-- start PROVIDED DATA --

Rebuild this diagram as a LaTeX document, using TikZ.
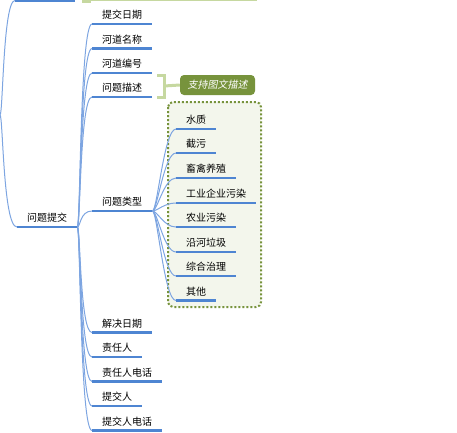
\documentclass[tikz,border=0pt]{standalone}
\usepackage{fontspec}
\setmainfont{Noto Sans CJK SC}
\newfontfamily\cjkslant[FakeSlant=0.2]{Noto Sans CJK SC}
\definecolor{ulblue}{RGB}{78,133,210}
\definecolor{brblue}{RGB}{125,165,225}
\definecolor{olive}{RGB}{119,147,60}
\definecolor{lgreen}{RGB}{198,216,160}
\definecolor{boxfill}{RGB}{243,246,236}
\begin{document}
\begin{tikzpicture}[x=1pt,y=-1pt,
  topic/.style={anchor=south west, inner xsep=10pt, inner ysep=4pt, text height=8pt, text depth=1pt, font=\fontsize{10}{12}\selectfont, text=black},
  uline/.style={draw=ulblue, line width=2.2pt},
  branch/.style={draw=brblue, line width=1pt},
  dotbox/.style={draw=olive, fill=boxfill, line width=2pt, dash pattern=on 2pt off 2pt, rounded corners=5pt},
  summary/.style={fill=olive, text=white, rounded corners=4pt, minimum width=75pt, minimum height=20pt, inner sep=0pt, font=\cjkslant\fontsize{10}{12}\selectfont},
  bracketline/.style={draw=lgreen, line width=3pt}
]
\clip (0,0) rectangle (457,432);
\useasboundingbox (0,0) rectangle (457,432);

% cut-off elements at the top
\fill[lgreen] (82,-6) rectangle (91,3);
\draw[lgreen, line width=1.2pt] (91,0.5) -- (257,0.5);
\coordinate (par) at (0,115);
\coordinate (topl) at (15,0.5);
\coordinate (topr) at (75,0.5);

% dotted boundary of sub-topics
\draw[dotbox] (168,102) rectangle (261,307);

% root topic
\node[topic] (root) at (17,227) {问题提交};

% children
\node[topic] (c1) at (92,24) {提交日期};
\node[topic] (c2) at (92,48.5) {河道名称};
\node[topic] (c3) at (92,73) {河道编号};
\node[topic] (c4) at (92,97) {问题描述};
\node[topic] (c5) at (92,211) {问题类型};
\node[topic] (c6) at (92,332.5) {解决日期};
\node[topic] (c7) at (92,357) {责任人};
\node[topic] (c8) at (92,381.5) {责任人电话};
\node[topic] (c9) at (92,406) {提交人};
\node[topic] (c10) at (92,430.5) {提交人电话};

% sub-children
\node[topic] (s1) at (176,129) {水质};
\node[topic] (s2) at (176,153) {截污};
\node[topic] (s3) at (176,178) {畜禽养殖};
\node[topic] (s4) at (176,203) {工业企业污染};
\node[topic] (s5) at (176,227) {农业污染};
\node[topic] (s6) at (176,252) {沿河垃圾};
\node[topic] (s7) at (176,276) {综合治理};
\node[topic] (s8) at (176,300.5) {其他};

% summary label
\node[summary] (lab) at (217.5,85) {支持图文描述};
\coordinate (bt) at (157,75);
\coordinate (bb) at (157,97);
\coordinate (bm) at (164,86);
\draw[bracketline] (bt) -- (164,75) -- (164,97) -- (bb);
\draw[bracketline] (bm) -- (lab.west);

% branches
\draw[branch] (par) .. controls (3,115) and (3,0.5) .. (topl);
\draw[branch] (par) .. controls (3,115) and (3,227) .. (root.south west);
\foreach \n in {c1,c2,c3,c4,c5,c6,c7,c8,c9,c10}
  \draw[branch] (root.south east) .. controls +(3,0) and +(-12,0) .. (\n.south west);
\foreach \n in {s1,s2,s3,s4,s5,s6,s7,s8}
  \draw[branch] (c5.south east) .. controls +(5,0) and +(-12,0) .. (\n.south west);

% underlines
\draw[uline] (topl) -- (topr);
\foreach \n in {root,c1,c2,c3,c4,c5,c6,c7,c8,c9,c10,s1,s2,s3,s4,s5,s6,s7,s8}
  \draw[uline] (\n.south west) -- (\n.south east);
\end{tikzpicture}
\end{document}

-- end PROVIDED DATA --

*EXERCISE*:
Without the pictures, repeat the listing above exactly.

*WRITTEN RESPONSE*:
Rebuild this diagram as a LaTeX document, using TikZ.
\documentclass[tikz,border=0pt]{standalone}
\usepackage{fontspec}
\setmainfont{Noto Sans CJK SC}
\newfontfamily\cjkslant[FakeSlant=0.2]{Noto Sans CJK SC}
\definecolor{ulblue}{RGB}{78,133,210}
\definecolor{brblue}{RGB}{125,165,225}
\definecolor{olive}{RGB}{119,147,60}
\definecolor{lgreen}{RGB}{198,216,160}
\definecolor{boxfill}{RGB}{243,246,236}
\begin{document}
\begin{tikzpicture}[x=1pt,y=-1pt,
  topic/.style={anchor=south west, inner xsep=10pt, inner ysep=4pt, text height=8pt, text depth=1pt, font=\fontsize{10}{12}\selectfont, text=black},
  uline/.style={draw=ulblue, line width=2.2pt},
  branch/.style={draw=brblue, line width=1pt},
  dotbox/.style={draw=olive, fill=boxfill, line width=2pt, dash pattern=on 2pt off 2pt, rounded corners=5pt},
  summary/.style={fill=olive, text=white, rounded corners=4pt, minimum width=75pt, minimum height=20pt, inner sep=0pt, font=\cjkslant\fontsize{10}{12}\selectfont},
  bracketline/.style={draw=lgreen, line width=3pt}
]
\clip (0,0) rectangle (457,432);
\useasboundingbox (0,0) rectangle (457,432);

% cut-off elements at the top
\fill[lgreen] (82,-6) rectangle (91,3);
\draw[lgreen, line width=1.2pt] (91,0.5) -- (257,0.5);
\coordinate (par) at (0,115);
\coordinate (topl) at (15,0.5);
\coordinate (topr) at (75,0.5);

% dotted boundary of sub-topics
\draw[dotbox] (168,102) rectangle (261,307);

% root topic
\node[topic] (root) at (17,227) {问题提交};

% children
\node[topic] (c1) at (92,24) {提交日期};
\node[topic] (c2) at (92,48.5) {河道名称};
\node[topic] (c3) at (92,73) {河道编号};
\node[topic] (c4) at (92,97) {问题描述};
\node[topic] (c5) at (92,211) {问题类型};
\node[topic] (c6) at (92,332.5) {解决日期};
\node[topic] (c7) at (92,357) {责任人};
\node[topic] (c8) at (92,381.5) {责任人电话};
\node[topic] (c9) at (92,406) {提交人};
\node[topic] (c10) at (92,430.5) {提交人电话};

% sub-children
\node[topic] (s1) at (176,129) {水质};
\node[topic] (s2) at (176,153) {截污};
\node[topic] (s3) at (176,178) {畜禽养殖};
\node[topic] (s4) at (176,203) {工业企业污染};
\node[topic] (s5) at (176,227) {农业污染};
\node[topic] (s6) at (176,252) {沿河垃圾};
\node[topic] (s7) at (176,276) {综合治理};
\node[topic] (s8) at (176,300.5) {其他};

% summary label
\node[summary] (lab) at (217.5,85) {支持图文描述};
\coordinate (bt) at (157,75);
\coordinate (bb) at (157,97);
\coordinate (bm) at (164,86);
\draw[bracketline] (bt) -- (164,75) -- (164,97) -- (bb);
\draw[bracketline] (bm) -- (lab.west);

% branches
\draw[branch] (par) .. controls (3,115) and (3,0.5) .. (topl);
\draw[branch] (par) .. controls (3,115) and (3,227) .. (root.south west);
\foreach \n in {c1,c2,c3,c4,c5,c6,c7,c8,c9,c10}
  \draw[branch] (root.south east) .. controls +(3,0) and +(-12,0) .. (\n.south west);
\foreach \n in {s1,s2,s3,s4,s5,s6,s7,s8}
  \draw[branch] (c5.south east) .. controls +(5,0) and +(-12,0) .. (\n.south west);

% underlines
\draw[uline] (topl) -- (topr);
\foreach \n in {root,c1,c2,c3,c4,c5,c6,c7,c8,c9,c10,s1,s2,s3,s4,s5,s6,s7,s8}
  \draw[uline] (\n.south west) -- (\n.south east);
\end{tikzpicture}
\end{document}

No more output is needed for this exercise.